* [DATA BLOCK]
╔══
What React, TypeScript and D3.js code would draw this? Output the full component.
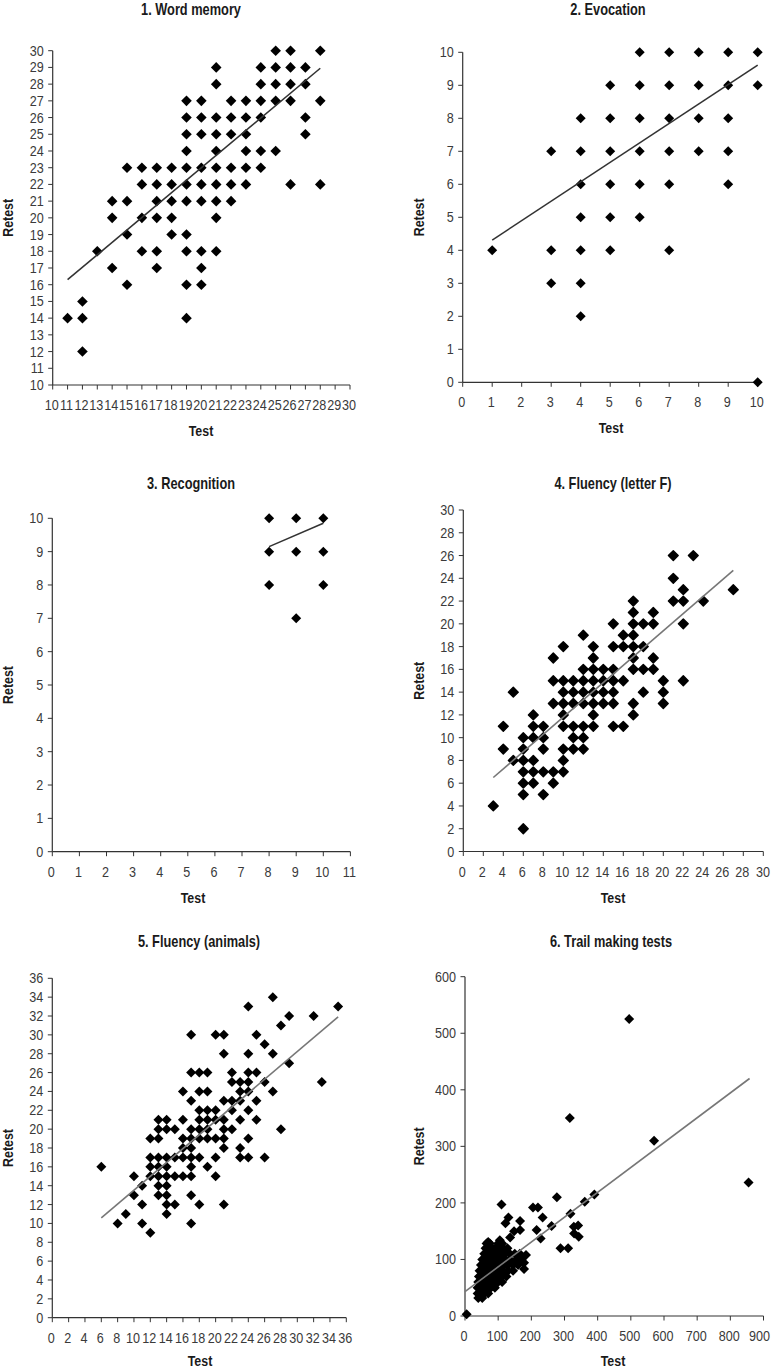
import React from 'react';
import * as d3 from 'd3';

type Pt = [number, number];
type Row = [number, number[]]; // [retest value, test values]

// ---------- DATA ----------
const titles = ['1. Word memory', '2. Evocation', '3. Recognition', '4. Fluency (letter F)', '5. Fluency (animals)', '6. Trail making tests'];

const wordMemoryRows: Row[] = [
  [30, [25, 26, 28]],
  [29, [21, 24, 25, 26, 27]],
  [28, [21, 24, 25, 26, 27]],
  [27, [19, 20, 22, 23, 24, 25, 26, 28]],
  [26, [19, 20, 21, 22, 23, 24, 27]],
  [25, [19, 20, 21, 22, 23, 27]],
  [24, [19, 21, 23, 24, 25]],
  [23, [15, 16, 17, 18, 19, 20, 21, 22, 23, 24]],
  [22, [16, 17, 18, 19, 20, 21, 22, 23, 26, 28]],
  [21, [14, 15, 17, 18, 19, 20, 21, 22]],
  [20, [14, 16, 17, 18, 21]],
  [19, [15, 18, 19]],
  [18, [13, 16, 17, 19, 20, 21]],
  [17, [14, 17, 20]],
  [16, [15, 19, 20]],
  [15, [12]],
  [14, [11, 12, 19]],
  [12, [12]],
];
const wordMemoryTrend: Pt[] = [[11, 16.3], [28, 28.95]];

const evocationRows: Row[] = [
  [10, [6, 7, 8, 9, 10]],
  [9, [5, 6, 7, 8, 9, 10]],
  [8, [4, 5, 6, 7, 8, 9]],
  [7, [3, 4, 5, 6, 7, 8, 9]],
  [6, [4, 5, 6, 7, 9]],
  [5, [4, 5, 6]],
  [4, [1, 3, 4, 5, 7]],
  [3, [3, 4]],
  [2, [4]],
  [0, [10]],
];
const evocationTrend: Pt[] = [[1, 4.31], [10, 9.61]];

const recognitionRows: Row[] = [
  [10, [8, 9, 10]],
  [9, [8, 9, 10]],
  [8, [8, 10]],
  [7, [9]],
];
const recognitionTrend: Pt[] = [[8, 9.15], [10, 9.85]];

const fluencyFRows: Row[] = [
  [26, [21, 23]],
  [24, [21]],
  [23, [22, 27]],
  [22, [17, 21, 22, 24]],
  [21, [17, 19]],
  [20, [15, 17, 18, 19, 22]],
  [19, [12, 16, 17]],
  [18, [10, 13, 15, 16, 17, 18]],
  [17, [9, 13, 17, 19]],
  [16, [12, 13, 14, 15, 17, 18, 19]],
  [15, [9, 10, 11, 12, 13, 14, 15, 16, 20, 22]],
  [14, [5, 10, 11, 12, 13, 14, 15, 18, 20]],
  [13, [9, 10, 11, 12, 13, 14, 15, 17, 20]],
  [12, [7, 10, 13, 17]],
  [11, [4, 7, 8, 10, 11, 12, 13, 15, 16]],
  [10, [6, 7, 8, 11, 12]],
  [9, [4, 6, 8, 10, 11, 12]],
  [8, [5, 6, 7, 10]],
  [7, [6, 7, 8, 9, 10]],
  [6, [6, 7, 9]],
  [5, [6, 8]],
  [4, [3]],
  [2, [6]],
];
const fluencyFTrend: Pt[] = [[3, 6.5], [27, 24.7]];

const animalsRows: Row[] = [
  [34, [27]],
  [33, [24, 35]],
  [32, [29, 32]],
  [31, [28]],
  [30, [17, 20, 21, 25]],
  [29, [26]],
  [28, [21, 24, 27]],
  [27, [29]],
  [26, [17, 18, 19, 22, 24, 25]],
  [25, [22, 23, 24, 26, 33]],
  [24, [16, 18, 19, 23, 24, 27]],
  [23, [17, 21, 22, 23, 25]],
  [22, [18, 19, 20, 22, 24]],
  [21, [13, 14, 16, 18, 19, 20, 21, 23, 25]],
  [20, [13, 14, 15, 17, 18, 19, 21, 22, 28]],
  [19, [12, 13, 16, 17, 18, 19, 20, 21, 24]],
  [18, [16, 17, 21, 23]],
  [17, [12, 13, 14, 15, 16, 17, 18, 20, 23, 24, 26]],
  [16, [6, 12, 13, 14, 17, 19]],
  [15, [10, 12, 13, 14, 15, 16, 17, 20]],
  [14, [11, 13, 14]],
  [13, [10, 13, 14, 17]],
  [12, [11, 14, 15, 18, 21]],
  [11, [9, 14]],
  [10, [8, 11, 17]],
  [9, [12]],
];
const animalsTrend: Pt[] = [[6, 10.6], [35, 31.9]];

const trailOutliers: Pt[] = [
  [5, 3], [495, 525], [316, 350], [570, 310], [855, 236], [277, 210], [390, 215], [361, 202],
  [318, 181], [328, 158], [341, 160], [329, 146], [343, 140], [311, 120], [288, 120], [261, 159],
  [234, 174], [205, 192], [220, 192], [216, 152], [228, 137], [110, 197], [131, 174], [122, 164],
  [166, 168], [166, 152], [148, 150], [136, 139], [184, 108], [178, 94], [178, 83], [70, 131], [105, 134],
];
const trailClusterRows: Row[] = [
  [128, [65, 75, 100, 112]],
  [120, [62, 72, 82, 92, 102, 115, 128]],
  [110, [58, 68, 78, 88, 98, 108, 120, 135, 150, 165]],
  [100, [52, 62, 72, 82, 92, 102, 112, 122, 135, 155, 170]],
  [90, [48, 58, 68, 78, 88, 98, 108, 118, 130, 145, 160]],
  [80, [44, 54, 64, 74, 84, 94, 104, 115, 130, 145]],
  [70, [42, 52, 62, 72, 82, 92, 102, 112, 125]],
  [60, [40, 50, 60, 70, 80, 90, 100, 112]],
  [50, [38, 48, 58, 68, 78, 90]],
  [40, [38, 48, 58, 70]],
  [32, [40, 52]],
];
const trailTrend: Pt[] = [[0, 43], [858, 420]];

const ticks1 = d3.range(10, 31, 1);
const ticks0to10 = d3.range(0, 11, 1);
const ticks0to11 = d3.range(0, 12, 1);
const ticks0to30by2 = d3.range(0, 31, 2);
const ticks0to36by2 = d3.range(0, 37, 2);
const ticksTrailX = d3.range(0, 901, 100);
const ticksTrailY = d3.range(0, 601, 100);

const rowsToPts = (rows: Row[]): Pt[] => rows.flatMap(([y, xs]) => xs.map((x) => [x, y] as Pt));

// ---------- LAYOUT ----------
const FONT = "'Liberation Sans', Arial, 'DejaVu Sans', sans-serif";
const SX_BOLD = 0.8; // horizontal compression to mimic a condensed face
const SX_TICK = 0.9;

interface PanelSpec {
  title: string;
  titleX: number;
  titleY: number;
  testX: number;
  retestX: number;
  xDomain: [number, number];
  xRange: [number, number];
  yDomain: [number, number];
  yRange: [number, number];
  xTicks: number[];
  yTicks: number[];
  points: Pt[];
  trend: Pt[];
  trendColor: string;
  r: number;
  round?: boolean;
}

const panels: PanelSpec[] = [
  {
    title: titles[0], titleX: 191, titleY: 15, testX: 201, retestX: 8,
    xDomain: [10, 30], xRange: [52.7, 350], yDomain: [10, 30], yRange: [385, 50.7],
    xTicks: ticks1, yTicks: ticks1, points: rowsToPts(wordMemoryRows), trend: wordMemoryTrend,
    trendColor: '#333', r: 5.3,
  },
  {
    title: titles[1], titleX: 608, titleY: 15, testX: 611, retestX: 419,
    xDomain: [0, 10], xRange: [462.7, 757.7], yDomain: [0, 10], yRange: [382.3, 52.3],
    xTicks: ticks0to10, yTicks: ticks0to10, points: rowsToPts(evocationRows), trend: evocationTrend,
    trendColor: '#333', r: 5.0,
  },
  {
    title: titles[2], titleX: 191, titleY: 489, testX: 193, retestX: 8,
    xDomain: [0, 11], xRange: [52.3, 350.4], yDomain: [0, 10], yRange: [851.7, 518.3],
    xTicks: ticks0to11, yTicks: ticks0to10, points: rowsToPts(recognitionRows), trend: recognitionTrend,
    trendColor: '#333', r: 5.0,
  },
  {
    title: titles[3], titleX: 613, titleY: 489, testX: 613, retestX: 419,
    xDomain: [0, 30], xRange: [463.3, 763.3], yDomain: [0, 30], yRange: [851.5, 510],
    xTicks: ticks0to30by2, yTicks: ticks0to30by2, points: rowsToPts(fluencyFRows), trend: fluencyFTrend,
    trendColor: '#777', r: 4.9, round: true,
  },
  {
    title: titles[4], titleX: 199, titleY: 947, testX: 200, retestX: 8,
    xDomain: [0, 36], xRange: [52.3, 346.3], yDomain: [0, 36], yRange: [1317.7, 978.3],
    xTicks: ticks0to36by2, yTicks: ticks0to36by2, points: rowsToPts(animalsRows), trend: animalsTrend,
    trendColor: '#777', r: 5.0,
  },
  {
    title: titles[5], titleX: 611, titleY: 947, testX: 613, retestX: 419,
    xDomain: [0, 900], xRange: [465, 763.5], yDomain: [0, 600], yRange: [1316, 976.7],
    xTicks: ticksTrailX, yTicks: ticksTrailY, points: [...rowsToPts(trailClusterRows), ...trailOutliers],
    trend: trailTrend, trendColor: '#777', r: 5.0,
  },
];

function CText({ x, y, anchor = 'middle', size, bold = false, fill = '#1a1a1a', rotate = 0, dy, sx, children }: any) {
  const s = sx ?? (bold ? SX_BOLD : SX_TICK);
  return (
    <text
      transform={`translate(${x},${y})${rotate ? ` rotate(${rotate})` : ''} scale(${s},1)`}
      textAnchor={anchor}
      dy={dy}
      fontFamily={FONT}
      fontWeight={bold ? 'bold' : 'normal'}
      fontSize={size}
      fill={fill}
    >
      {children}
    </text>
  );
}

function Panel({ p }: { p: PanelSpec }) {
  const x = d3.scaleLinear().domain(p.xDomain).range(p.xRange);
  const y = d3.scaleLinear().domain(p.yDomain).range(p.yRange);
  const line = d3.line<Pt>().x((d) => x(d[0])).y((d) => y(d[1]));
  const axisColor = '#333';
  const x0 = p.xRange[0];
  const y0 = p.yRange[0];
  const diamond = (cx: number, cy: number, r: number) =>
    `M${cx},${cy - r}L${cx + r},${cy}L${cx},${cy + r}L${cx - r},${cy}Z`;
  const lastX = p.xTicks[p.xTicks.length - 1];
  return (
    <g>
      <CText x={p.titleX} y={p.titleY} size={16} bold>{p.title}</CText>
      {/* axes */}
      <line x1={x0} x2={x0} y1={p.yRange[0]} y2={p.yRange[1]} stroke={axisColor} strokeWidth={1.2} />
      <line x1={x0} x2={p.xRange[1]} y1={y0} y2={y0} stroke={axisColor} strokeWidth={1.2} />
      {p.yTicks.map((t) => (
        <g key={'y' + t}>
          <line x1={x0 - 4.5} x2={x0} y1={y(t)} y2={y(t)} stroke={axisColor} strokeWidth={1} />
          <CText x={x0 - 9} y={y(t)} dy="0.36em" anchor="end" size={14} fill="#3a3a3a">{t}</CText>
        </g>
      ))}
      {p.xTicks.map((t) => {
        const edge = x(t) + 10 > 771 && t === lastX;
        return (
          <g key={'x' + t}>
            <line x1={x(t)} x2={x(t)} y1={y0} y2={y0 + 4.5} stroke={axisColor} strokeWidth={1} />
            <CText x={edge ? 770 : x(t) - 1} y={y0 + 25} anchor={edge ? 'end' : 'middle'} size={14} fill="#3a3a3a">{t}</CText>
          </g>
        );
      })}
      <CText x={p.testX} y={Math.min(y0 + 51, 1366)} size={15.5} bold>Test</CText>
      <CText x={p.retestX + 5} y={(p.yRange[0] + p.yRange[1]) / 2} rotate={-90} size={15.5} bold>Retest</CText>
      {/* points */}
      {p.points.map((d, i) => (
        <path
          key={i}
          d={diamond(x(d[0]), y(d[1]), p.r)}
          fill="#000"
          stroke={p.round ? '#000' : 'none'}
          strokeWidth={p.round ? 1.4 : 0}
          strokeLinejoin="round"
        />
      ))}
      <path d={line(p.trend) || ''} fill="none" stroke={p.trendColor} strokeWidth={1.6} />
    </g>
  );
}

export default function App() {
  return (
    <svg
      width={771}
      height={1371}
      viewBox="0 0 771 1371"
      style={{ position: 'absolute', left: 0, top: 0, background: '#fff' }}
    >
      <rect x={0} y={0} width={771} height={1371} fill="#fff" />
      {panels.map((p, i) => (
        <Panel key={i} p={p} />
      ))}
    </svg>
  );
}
╚══
* [WHAT IS NEEDED]
Extract, word for word, each line from the top of the data down to and including the line with "type Row = [number, number[]];"; skip the pictures.

* [TASK RESPONSE]
What React, TypeScript and D3.js code would draw this? Output the full component.
import React from 'react';
import * as d3 from 'd3';

type Pt = [number, number];
type Row = [number, number[]]; // [retest value, test values]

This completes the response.